Côté palestinien, Moustafa Barghouti, secrétaire général de l’Initiative nationale palestinienne, s’est également félicité de cette décision. La considérant, nous a-t-il précisé, comme « un premier pas vers la condamnation des crimes de génocide commis par les dirigeants et l’armée d’Israël contre le peuple palestinien à Gaza ».
Qu’il y ait un lien ou non avec le terrible bilan de la guerre à Gaza, cette demande de mandats d’arrêt contre Netanyahou et son ministre de la Défense est à considérer dans le cadre du développement politique en cours en Israël, d’une part, et d’une volonté des Etats-Unis, d’autre part, de trouver une solution à une situation désastreuse pour l’image d’Israël. Dans le pays même, les manifestations se multiplient contre le premier ministre.

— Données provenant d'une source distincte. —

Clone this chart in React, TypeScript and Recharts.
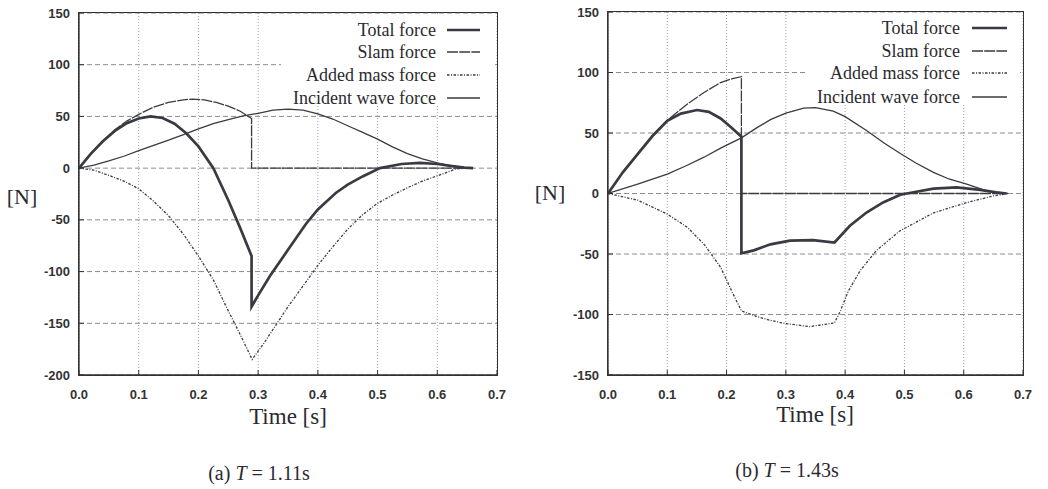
import React from 'react';
import { LineChart, Line, XAxis, YAxis, CartesianGrid } from 'recharts';

// ---- (a) T = 1.11s ----
const totalA_t = [0, 0.02, 0.04, 0.06, 0.08, 0.1, 0.12, 0.14, 0.16, 0.18, 0.2, 0.225, 0.25, 0.27, 0.289, 0.289, 0.3, 0.32, 0.35, 0.38, 0.4, 0.43, 0.45, 0.475, 0.504, 0.54, 0.571, 0.6, 0.625, 0.645, 0.66];
const totalA_v = [0, 14, 26, 36, 43.5, 48, 50, 48.5, 43, 33.5, 21, 0, -31, -58, -85, -134, -123, -104, -79, -54, -40, -24, -16, -8, 0, 4, 5, 4, 2, 0.5, 0];

const slamA_t = [0, 0.02, 0.04, 0.06, 0.08, 0.1, 0.125, 0.15, 0.175, 0.19, 0.21, 0.23, 0.25, 0.27, 0.289, 0.289, 0.66];
const slamA_v = [0, 14, 26, 37, 45.5, 52, 59, 63.5, 66, 66.8, 66, 63.5, 60, 55, 48, 0, 0];

const addedA_t = [0, 0.025, 0.05, 0.075, 0.1, 0.125, 0.15, 0.175, 0.2, 0.225, 0.25, 0.27, 0.29, 0.31, 0.334, 0.35, 0.37, 0.4, 0.425, 0.45, 0.475, 0.5, 0.525, 0.55, 0.575, 0.6, 0.63, 0.645];
const addedA_v = [0, -2, -7, -12.5, -20, -32, -46, -64, -85, -108, -138, -161, -185, -169, -148, -134, -118, -94, -76, -59, -45, -34, -26, -19, -12.5, -7.5, -1, 0];

const incidentA_t = [0, 0.025, 0.05, 0.075, 0.1, 0.125, 0.15, 0.175, 0.2, 0.225, 0.25, 0.275, 0.3, 0.325, 0.35, 0.375, 0.4, 0.425, 0.45, 0.475, 0.5, 0.525, 0.55, 0.575, 0.6, 0.625, 0.645, 0.66];
const incidentA_v = [0, 3, 7, 11.5, 17, 22, 27, 32.5, 38, 43, 47, 50.5, 53, 56, 57, 56, 52.5, 47.5, 41, 34.5, 28, 20.5, 14, 9, 5, 2, 0.7, 0];

// ---- (b) T = 1.43s ----
const totalB_t = [0, 0.025, 0.05, 0.075, 0.1, 0.123, 0.15, 0.17, 0.19, 0.207, 0.225, 0.225, 0.246, 0.274, 0.307, 0.346, 0.382, 0.408, 0.436, 0.464, 0.493, 0.504, 0.549, 0.588, 0.628, 0.655, 0.672];
const totalB_v = [0, 17.5, 32.5, 47.5, 60, 66, 69, 67.5, 62, 55, 47, -49.5, -47, -42, -39, -38.5, -40.5, -26.7, -15.7, -7.4, -1, 0, 4, 5, 3, 1, 0];

const slamB_t = [0, 0.025, 0.05, 0.075, 0.1, 0.134, 0.162, 0.19, 0.21, 0.225, 0.225, 0.67];
const slamB_v = [0, 17.5, 32.5, 47.5, 60.5, 74, 83.5, 91.7, 95, 96.5, 0, 0];

const addedB_t = [0, 0.05, 0.1, 0.134, 0.162, 0.19, 0.21, 0.225, 0.25, 0.275, 0.3, 0.34, 0.382, 0.392, 0.405, 0.425, 0.453, 0.492, 0.549, 0.605, 0.65, 0.675];
const addedB_v = [0, -5.5, -17, -28, -42, -61, -82, -97, -101.5, -105, -107.5, -110, -107, -97, -81, -64, -47, -31, -16, -7.5, -2, 0];

const incidentB_t = [0, 0.05, 0.1, 0.13, 0.162, 0.19, 0.225, 0.25, 0.274, 0.3, 0.33, 0.35, 0.38, 0.4, 0.436, 0.465, 0.493, 0.52, 0.549, 0.575, 0.605, 0.64, 0.675];
const incidentB_v = [0, 7.7, 16, 22.5, 30, 37.5, 46, 54, 61, 66.5, 70.5, 71, 68, 63.5, 52, 42, 33, 25, 17.4, 12, 7.8, 2, 0];

const xTicks = [0, 0.1, 0.2, 0.3, 0.4, 0.5, 0.6, 0.7];
const yTicksA = [-200, -150, -100, -50, 0, 50, 100, 150];
const yTicksB = [-150, -100, -50, 0, 50, 100, 150];

const seriesNames = ['Total force', 'Slam force', 'Added mass force', 'Incident wave force'];

const INK = '#3a3a42';
const styles = [
  { strokeWidth: 2.7, dash: undefined },
  { strokeWidth: 1.3, dash: '11 1.2' },
  { strokeWidth: 1.3, dash: '2.5 1.5 1 1.5' },
  { strokeWidth: 1.3, dash: undefined },
];

const zip = (t: number[], v: number[]) => t.map((x, i) => ({ t: x, v: v[i] }));

const tickStyle = { fontFamily: 'Liberation Sans, Arial, sans-serif', fontWeight: 700, fontSize: 13, fill: '#333' };
const serif = 'Liberation Serif, Times New Roman, serif';

function Panel({ left, width, margin, yWidth, yDomain, yTicks, series }: any) {
  const plotW = width - margin.right - yWidth;
  const plotH = 489 - margin.top - margin.bottom - 30;
  const x0 = yWidth + margin.left;
  const y0 = margin.top;
  return (
    <div style={{ position: 'absolute', left, top: 0, width, height: 489 }}>
      <LineChart width={width} height={489} margin={margin}>
        <CartesianGrid horizontal={false} stroke="#8fa2bd" strokeDasharray="1 2" />
        <CartesianGrid vertical={false} stroke="#8c8c8c" strokeDasharray="5 3" />
        <XAxis
          dataKey="t" type="number" domain={[0, 0.7]} ticks={xTicks}
          tickFormatter={(v: number) => v.toFixed(1)}
          tick={tickStyle} tickLine={{ stroke: '#333' }} tickSize={-5} tickMargin={20}
          axisLine={{ stroke: '#333', strokeWidth: 1.3 }} height={30}
          allowDataOverflow
        />
        <YAxis
          type="number" domain={yDomain} ticks={yTicks}
          tick={tickStyle} tickLine={{ stroke: '#333' }} tickSize={-5} tickMargin={14}
          axisLine={{ stroke: '#333', strokeWidth: 1.3 }} width={yWidth}
          allowDataOverflow
        />
        {series.map((s: any, i: number) => (
          <Line
            key={seriesNames[i]}
            data={s}
            dataKey="v"
            name={seriesNames[i]}
            type="linear"
            stroke={INK}
            strokeWidth={styles[i].strokeWidth}
            strokeDasharray={styles[i].dash}
            dot={false}
            activeDot={false}
            isAnimationActive={false}
          />
        ))}
      </LineChart>
      {/* plot frame (gnuplot style box) */}
      <div style={{
        position: 'absolute', left: x0 - 1, top: y0 - 1, width: plotW + 2, height: plotH + 2,
        boxSizing: 'border-box', border: '1.5px solid #333', pointerEvents: 'none',
      }} />
    </div>
  );
}

function LegendBox({ left, top, width, textRight, lineFrom, lineTo, rows }: any) {
  return (
    <svg style={{ position: 'absolute', left, top, overflow: 'visible' }} width={width} height={96}>
      <rect x={0} y={0} width={width} height={89} fill="#fff" />
      {seriesNames.map((n, i) => (
        <g key={n}>
          <text x={textRight} y={rows[i] + 6} textAnchor="end" fontFamily={serif} fontSize={18} fill="#2a2a30">{n}</text>
          <line x1={lineFrom} x2={lineTo} y1={rows[i]} y2={rows[i]} stroke={INK}
            strokeWidth={styles[i].strokeWidth} strokeDasharray={styles[i].dash} />
        </g>
      ))}
    </svg>
  );
}

const txt = (x: number, y: number, size: number, children: any) => (
  <div style={{
    position: 'absolute', left: x - 100, top: y - size * 0.6, width: 200, textAlign: 'center',
    fontFamily: serif, fontSize: size, lineHeight: `${size * 1.2}px`, color: '#2a2a30', whiteSpace: 'nowrap',
  }}>{children}</div>
);

export default function App() {
  const seriesA = [zip(totalA_t, totalA_v), zip(slamA_t, slamA_v), zip(addedA_t, addedA_v), zip(incidentA_t, incidentA_v)];
  const seriesB = [zip(totalB_t, totalB_v), zip(slamB_t, slamB_v), zip(addedB_t, addedB_v), zip(incidentB_t, incidentB_v)];
  return (
    <div style={{ position: 'absolute', left: 0, top: 0, width: 1048, height: 489, background: '#fff', overflow: 'hidden' }}>
      <Panel left={0} width={520} margin={{ top: 13, right: 23, bottom: 84, left: 0 }} yWidth={79}
        yDomain={[-200, 150]} yTicks={yTicksA} series={seriesA} />
      <Panel left={520} width={528} margin={{ top: 12, right: 25, bottom: 84, left: 0 }} yWidth={88}
        yDomain={[-150, 150]} yTicks={yTicksB} series={seriesB} />

      <LegendBox left={281} top={15} width={213} textRight={155} lineFrom={166} lineTo={199} rows={[15, 37, 60, 83]} />
      <LegendBox left={808} top={14} width={212} textRight={152} lineFrom={164} lineTo={199} rows={[14, 37, 59, 83]} />

      {txt(22, 197, 22, '[N]')}
      {txt(550, 193, 22, '[N]')}
      {txt(288, 417, 23, 'Time [s]')}
      {txt(815, 415, 23, 'Time [s]')}
      {txt(259, 473, 20, <span>(a) <i>T</i> = 1.11s</span>)}
      {txt(787, 470, 20, <span>(b) <i>T</i> = 1.43s</span>)}
    </div>
  );
}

Le 19 mai, Benny Gantz, du cabinet de guerre, a lancé un ultimatum à Netanyahou lui enjoignant d’adopter un « plan d’action » stratégique sur l’après-guerre dans la bande de Gaza, faute de quoi il démissionnera le 8 juin. Mais, ne nous y trompons pas. Ce qui le préoccupe est moins le risque de génocide en cours à Gaza que les conditions de l’après-guerre. Ainsi, l’un des « objectifs » du plan qu’il défend est « la mise en place d’une administration américano-européano-arabo-palestinienne qui gérera les affaires civiles » à Gaza « et posera les fondations d’une alternative future qui ne soit ni le Hamas ni Mahmoud Abbas ».

La décision du procureur de la CPI constitue un formidable point d’appui pour exercer des pressions sur Tel-Aviv. La reconnaissance de l’Etat de Palestine s’avère, à cet égard, fondamentale. La Palestine a ratifié le statut de Rome qui a créé la CPI. Pas Israël, ni les Etats-Unis.